### Your instructions
Retype the opening lines of the data exactly, stopping after the line that contains "0.04, 0.01, 0];". Skip every picture.

### Provided material
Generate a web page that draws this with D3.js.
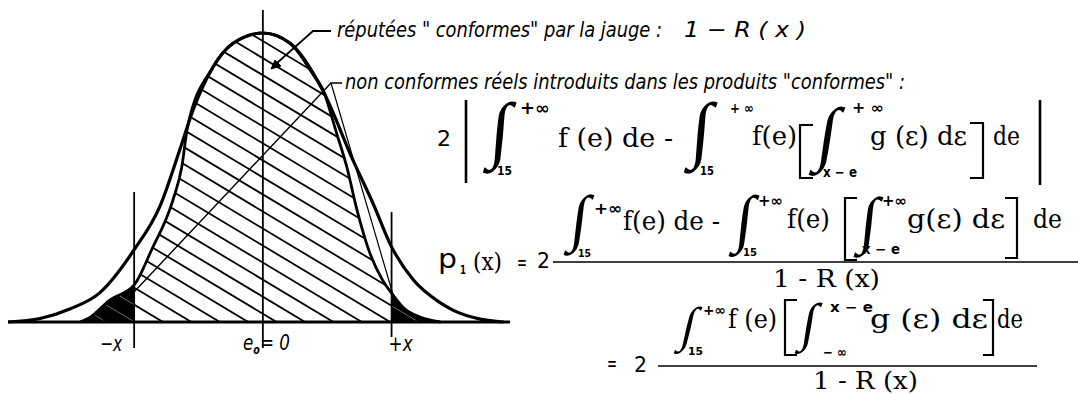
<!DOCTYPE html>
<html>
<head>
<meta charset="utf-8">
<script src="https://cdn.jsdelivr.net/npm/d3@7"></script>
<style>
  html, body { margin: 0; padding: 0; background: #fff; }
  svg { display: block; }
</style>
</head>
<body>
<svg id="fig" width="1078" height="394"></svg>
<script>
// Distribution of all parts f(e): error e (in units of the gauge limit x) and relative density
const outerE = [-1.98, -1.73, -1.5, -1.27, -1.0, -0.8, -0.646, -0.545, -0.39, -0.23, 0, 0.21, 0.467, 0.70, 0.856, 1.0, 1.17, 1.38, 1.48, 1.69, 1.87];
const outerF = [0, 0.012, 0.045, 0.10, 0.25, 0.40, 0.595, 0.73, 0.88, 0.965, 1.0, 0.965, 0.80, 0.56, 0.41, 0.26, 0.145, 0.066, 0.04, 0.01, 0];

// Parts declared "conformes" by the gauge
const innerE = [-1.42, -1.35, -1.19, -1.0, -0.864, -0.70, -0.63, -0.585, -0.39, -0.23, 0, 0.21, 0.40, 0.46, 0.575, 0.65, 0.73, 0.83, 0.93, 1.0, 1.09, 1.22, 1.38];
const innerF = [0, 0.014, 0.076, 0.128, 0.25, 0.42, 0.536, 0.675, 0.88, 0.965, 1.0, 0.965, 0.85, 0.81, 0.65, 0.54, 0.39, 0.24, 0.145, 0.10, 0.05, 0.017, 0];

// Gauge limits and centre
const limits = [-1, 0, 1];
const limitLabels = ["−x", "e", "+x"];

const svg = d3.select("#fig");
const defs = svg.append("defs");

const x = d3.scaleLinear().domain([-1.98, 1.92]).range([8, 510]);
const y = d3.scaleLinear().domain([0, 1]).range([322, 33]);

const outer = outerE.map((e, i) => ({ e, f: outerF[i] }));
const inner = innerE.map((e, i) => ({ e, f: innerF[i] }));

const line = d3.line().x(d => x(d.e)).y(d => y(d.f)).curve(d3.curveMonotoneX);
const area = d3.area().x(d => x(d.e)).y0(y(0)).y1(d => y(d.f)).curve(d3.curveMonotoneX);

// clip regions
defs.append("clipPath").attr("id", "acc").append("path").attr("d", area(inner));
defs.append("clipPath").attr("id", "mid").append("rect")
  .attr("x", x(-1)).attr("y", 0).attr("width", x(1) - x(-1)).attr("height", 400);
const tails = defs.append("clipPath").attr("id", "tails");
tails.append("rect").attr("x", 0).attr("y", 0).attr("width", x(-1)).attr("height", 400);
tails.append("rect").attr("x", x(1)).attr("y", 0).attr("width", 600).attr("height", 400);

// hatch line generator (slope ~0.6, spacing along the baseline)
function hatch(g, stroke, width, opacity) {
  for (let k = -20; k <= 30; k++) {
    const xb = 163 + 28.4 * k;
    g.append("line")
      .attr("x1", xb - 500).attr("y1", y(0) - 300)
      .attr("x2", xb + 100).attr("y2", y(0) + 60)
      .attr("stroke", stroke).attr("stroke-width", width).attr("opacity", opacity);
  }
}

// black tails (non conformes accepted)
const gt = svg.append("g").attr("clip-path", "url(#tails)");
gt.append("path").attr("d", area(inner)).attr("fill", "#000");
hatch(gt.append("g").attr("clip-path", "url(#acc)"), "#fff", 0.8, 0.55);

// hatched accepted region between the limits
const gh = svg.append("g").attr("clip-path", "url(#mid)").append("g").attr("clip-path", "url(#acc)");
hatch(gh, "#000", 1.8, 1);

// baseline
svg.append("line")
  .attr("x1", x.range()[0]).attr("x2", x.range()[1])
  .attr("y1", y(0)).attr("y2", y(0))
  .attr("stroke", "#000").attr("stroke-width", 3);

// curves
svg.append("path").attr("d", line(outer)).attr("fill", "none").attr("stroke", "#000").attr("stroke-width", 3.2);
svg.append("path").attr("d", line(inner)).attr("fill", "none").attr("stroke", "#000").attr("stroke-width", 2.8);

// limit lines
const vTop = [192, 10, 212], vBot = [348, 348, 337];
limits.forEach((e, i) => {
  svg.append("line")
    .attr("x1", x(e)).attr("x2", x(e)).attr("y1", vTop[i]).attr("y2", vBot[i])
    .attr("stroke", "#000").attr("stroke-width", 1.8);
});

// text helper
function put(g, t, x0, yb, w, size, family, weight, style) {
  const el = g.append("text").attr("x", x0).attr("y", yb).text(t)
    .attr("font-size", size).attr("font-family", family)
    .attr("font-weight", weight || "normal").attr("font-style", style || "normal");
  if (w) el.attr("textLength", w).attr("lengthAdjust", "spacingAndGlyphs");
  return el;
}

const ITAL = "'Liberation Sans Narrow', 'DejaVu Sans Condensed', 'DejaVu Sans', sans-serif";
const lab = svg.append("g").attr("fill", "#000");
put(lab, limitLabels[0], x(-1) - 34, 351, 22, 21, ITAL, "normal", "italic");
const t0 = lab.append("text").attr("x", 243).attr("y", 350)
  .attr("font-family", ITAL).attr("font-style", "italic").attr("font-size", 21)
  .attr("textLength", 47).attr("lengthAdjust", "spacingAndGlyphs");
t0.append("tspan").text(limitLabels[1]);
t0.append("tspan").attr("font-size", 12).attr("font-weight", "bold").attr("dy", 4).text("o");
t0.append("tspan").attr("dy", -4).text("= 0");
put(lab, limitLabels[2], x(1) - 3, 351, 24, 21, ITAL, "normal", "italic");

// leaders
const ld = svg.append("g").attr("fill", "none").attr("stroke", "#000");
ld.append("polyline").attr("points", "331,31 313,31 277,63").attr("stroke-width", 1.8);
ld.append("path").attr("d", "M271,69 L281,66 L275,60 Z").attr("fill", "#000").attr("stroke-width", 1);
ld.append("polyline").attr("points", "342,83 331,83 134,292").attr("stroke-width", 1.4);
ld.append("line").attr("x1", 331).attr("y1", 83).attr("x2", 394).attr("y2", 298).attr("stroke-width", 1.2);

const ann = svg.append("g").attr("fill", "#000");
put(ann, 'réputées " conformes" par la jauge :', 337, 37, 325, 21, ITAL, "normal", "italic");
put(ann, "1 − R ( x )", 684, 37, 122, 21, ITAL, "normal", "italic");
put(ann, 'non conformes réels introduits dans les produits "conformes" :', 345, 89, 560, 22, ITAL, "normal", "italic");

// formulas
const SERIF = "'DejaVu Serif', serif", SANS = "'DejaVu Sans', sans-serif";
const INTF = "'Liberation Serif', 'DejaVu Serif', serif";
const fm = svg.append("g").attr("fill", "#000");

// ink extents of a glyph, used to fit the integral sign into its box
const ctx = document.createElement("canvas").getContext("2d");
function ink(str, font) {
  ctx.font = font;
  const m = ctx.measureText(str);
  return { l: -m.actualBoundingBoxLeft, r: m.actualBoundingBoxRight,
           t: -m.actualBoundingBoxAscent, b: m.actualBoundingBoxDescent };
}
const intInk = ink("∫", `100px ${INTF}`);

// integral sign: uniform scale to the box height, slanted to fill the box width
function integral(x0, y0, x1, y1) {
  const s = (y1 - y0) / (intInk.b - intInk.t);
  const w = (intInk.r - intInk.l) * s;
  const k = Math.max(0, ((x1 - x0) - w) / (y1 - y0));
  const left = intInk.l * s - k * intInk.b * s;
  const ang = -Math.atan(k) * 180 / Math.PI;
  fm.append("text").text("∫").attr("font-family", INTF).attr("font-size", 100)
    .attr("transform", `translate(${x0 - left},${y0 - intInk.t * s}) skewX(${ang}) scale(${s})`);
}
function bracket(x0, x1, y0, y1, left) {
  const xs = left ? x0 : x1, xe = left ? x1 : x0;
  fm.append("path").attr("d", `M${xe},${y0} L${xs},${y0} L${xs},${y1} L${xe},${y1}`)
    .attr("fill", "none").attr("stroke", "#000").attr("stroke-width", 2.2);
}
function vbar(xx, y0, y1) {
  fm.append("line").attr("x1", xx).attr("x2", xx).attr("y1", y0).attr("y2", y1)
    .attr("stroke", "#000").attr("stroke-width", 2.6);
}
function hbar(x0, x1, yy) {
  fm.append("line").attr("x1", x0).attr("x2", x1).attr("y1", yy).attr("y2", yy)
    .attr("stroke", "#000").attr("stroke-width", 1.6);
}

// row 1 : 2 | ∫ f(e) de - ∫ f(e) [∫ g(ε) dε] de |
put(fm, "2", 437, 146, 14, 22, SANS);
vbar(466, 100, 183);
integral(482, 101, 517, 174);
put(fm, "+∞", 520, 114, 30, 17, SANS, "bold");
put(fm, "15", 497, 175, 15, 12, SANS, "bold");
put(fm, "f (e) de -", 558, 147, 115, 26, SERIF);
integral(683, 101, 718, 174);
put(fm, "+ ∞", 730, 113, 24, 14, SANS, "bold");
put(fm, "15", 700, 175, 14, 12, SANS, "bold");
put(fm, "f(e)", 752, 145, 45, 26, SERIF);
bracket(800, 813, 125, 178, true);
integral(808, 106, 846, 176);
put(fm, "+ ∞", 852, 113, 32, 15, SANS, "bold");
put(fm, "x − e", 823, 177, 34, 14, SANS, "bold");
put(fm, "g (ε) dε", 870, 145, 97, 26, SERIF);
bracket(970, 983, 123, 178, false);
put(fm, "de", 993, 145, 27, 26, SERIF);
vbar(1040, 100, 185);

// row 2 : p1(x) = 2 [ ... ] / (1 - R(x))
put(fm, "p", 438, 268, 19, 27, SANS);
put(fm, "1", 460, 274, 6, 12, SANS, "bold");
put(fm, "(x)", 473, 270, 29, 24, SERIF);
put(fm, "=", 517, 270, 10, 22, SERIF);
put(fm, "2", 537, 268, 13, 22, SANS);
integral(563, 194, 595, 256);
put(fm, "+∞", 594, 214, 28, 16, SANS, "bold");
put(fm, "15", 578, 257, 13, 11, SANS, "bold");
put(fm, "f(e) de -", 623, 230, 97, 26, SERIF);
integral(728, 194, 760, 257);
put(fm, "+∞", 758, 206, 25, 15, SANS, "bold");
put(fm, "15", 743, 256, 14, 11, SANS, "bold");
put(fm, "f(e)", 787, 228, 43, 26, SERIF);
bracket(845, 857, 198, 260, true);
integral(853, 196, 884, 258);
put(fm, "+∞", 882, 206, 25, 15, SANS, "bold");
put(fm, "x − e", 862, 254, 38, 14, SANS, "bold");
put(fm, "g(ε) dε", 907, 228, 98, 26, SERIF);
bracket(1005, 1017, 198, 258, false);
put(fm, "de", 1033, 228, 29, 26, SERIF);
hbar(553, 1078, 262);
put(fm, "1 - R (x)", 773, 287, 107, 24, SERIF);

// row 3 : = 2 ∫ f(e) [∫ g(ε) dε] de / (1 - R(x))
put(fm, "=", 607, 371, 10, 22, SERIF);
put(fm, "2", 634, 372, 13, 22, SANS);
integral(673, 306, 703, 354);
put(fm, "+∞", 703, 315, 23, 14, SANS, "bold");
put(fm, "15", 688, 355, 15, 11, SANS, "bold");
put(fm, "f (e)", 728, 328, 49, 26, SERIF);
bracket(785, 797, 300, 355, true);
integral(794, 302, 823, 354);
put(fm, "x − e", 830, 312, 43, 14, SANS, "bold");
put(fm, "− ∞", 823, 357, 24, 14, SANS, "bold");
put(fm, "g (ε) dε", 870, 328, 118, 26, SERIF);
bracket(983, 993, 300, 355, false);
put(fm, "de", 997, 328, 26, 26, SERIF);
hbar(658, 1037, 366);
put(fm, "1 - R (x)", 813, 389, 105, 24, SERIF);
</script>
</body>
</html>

### Response to this exercise
Generate a web page that draws this with D3.js.
<!DOCTYPE html>
<html>
<head>
<meta charset="utf-8">
<script src="https://cdn.jsdelivr.net/npm/d3@7"></script>
<style>
  html, body { margin: 0; padding: 0; background: #fff; }
  svg { display: block; }
</style>
</head>
<body>
<svg id="fig" width="1078" height="394"></svg>
<script>
// Distribution of all parts f(e): error e (in units of the gauge limit x) and relative density
const outerE = [-1.98, -1.73, -1.5, -1.27, -1.0, -0.8, -0.646, -0.545, -0.39, -0.23, 0, 0.21, 0.467, 0.70, 0.856, 1.0, 1.17, 1.38, 1.48, 1.69, 1.87];
const outerF = [0, 0.012, 0.045, 0.10, 0.25, 0.40, 0.595, 0.73, 0.88, 0.965, 1.0, 0.965, 0.80, 0.56, 0.41, 0.26, 0.145, 0.066, 0.04, 0.01, 0];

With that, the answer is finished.